> WORK TO DO: Reproduce the listing exactly, with no pictures in your copy.

▼

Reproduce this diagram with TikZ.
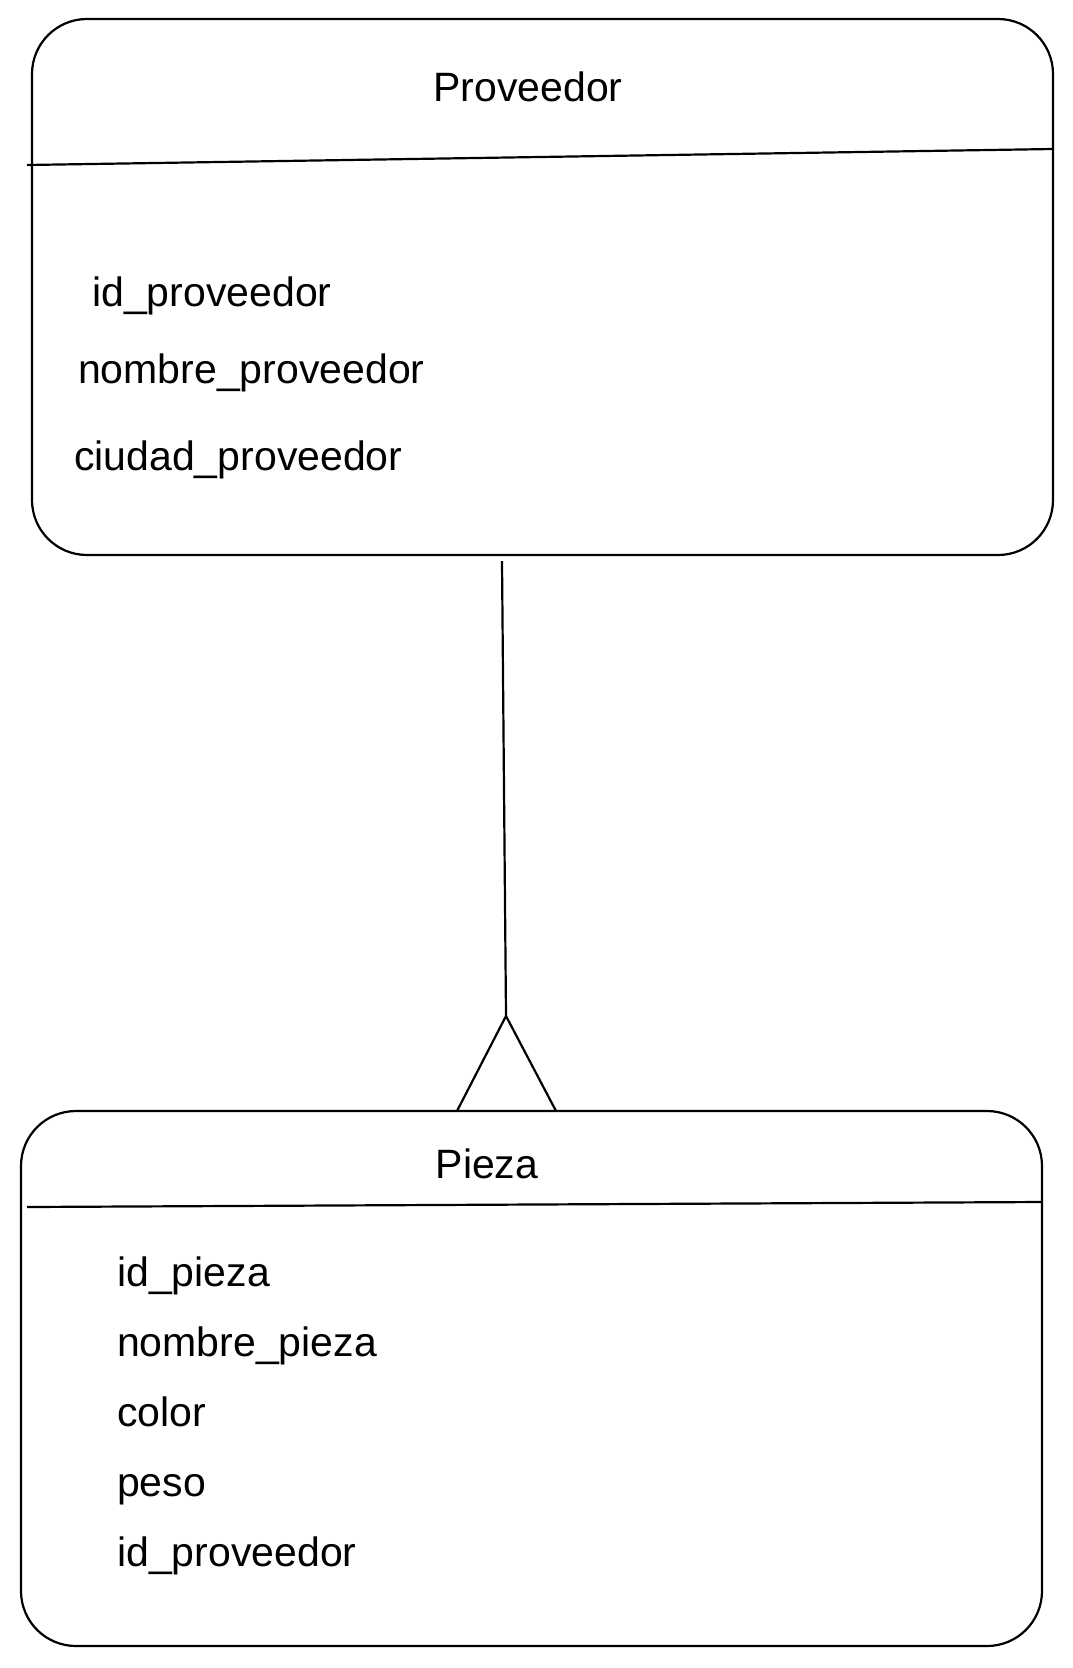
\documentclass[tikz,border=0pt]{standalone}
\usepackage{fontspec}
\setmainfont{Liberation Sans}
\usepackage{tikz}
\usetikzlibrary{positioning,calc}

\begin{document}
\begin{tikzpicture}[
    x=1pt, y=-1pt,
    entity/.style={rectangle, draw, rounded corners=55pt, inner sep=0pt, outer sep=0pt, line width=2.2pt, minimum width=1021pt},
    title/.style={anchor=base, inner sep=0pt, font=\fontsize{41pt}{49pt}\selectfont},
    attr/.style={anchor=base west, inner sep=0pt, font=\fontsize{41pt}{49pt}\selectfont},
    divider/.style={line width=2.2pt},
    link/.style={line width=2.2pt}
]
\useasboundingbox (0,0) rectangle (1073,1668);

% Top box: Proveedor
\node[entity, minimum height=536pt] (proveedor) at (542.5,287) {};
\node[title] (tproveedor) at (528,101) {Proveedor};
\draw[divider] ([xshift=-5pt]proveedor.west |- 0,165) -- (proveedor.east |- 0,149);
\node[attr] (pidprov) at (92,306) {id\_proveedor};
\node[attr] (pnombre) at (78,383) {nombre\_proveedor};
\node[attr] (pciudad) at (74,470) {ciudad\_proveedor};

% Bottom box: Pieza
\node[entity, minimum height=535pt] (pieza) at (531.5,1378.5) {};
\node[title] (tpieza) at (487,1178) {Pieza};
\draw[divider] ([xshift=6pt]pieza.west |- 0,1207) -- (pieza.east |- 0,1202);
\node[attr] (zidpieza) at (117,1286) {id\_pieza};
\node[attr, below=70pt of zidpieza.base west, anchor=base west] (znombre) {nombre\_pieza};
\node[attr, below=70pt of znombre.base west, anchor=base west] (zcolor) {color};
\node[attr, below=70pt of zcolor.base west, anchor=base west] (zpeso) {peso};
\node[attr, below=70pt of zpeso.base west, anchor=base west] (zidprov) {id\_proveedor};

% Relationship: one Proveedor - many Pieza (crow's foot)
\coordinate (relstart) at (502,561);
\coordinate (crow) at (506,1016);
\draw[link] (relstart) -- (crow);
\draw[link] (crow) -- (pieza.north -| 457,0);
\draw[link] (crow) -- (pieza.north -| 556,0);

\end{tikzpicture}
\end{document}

▲

> FULL RESPONSE:
Reproduce this diagram with TikZ.
\documentclass[tikz,border=0pt]{standalone}
\usepackage{fontspec}
\setmainfont{Liberation Sans}
\usepackage{tikz}
\usetikzlibrary{positioning,calc}

\begin{document}
\begin{tikzpicture}[
    x=1pt, y=-1pt,
    entity/.style={rectangle, draw, rounded corners=55pt, inner sep=0pt, outer sep=0pt, line width=2.2pt, minimum width=1021pt},
    title/.style={anchor=base, inner sep=0pt, font=\fontsize{41pt}{49pt}\selectfont},
    attr/.style={anchor=base west, inner sep=0pt, font=\fontsize{41pt}{49pt}\selectfont},
    divider/.style={line width=2.2pt},
    link/.style={line width=2.2pt}
]
\useasboundingbox (0,0) rectangle (1073,1668);

% Top box: Proveedor
\node[entity, minimum height=536pt] (proveedor) at (542.5,287) {};
\node[title] (tproveedor) at (528,101) {Proveedor};
\draw[divider] ([xshift=-5pt]proveedor.west |- 0,165) -- (proveedor.east |- 0,149);
\node[attr] (pidprov) at (92,306) {id\_proveedor};
\node[attr] (pnombre) at (78,383) {nombre\_proveedor};
\node[attr] (pciudad) at (74,470) {ciudad\_proveedor};

% Bottom box: Pieza
\node[entity, minimum height=535pt] (pieza) at (531.5,1378.5) {};
\node[title] (tpieza) at (487,1178) {Pieza};
\draw[divider] ([xshift=6pt]pieza.west |- 0,1207) -- (pieza.east |- 0,1202);
\node[attr] (zidpieza) at (117,1286) {id\_pieza};
\node[attr, below=70pt of zidpieza.base west, anchor=base west] (znombre) {nombre\_pieza};
\node[attr, below=70pt of znombre.base west, anchor=base west] (zcolor) {color};
\node[attr, below=70pt of zcolor.base west, anchor=base west] (zpeso) {peso};
\node[attr, below=70pt of zpeso.base west, anchor=base west] (zidprov) {id\_proveedor};

% Relationship: one Proveedor - many Pieza (crow's foot)
\coordinate (relstart) at (502,561);
\coordinate (crow) at (506,1016);
\draw[link] (relstart) -- (crow);
\draw[link] (crow) -- (pieza.north -| 457,0);
\draw[link] (crow) -- (pieza.north -| 556,0);

\end{tikzpicture}
\end{document}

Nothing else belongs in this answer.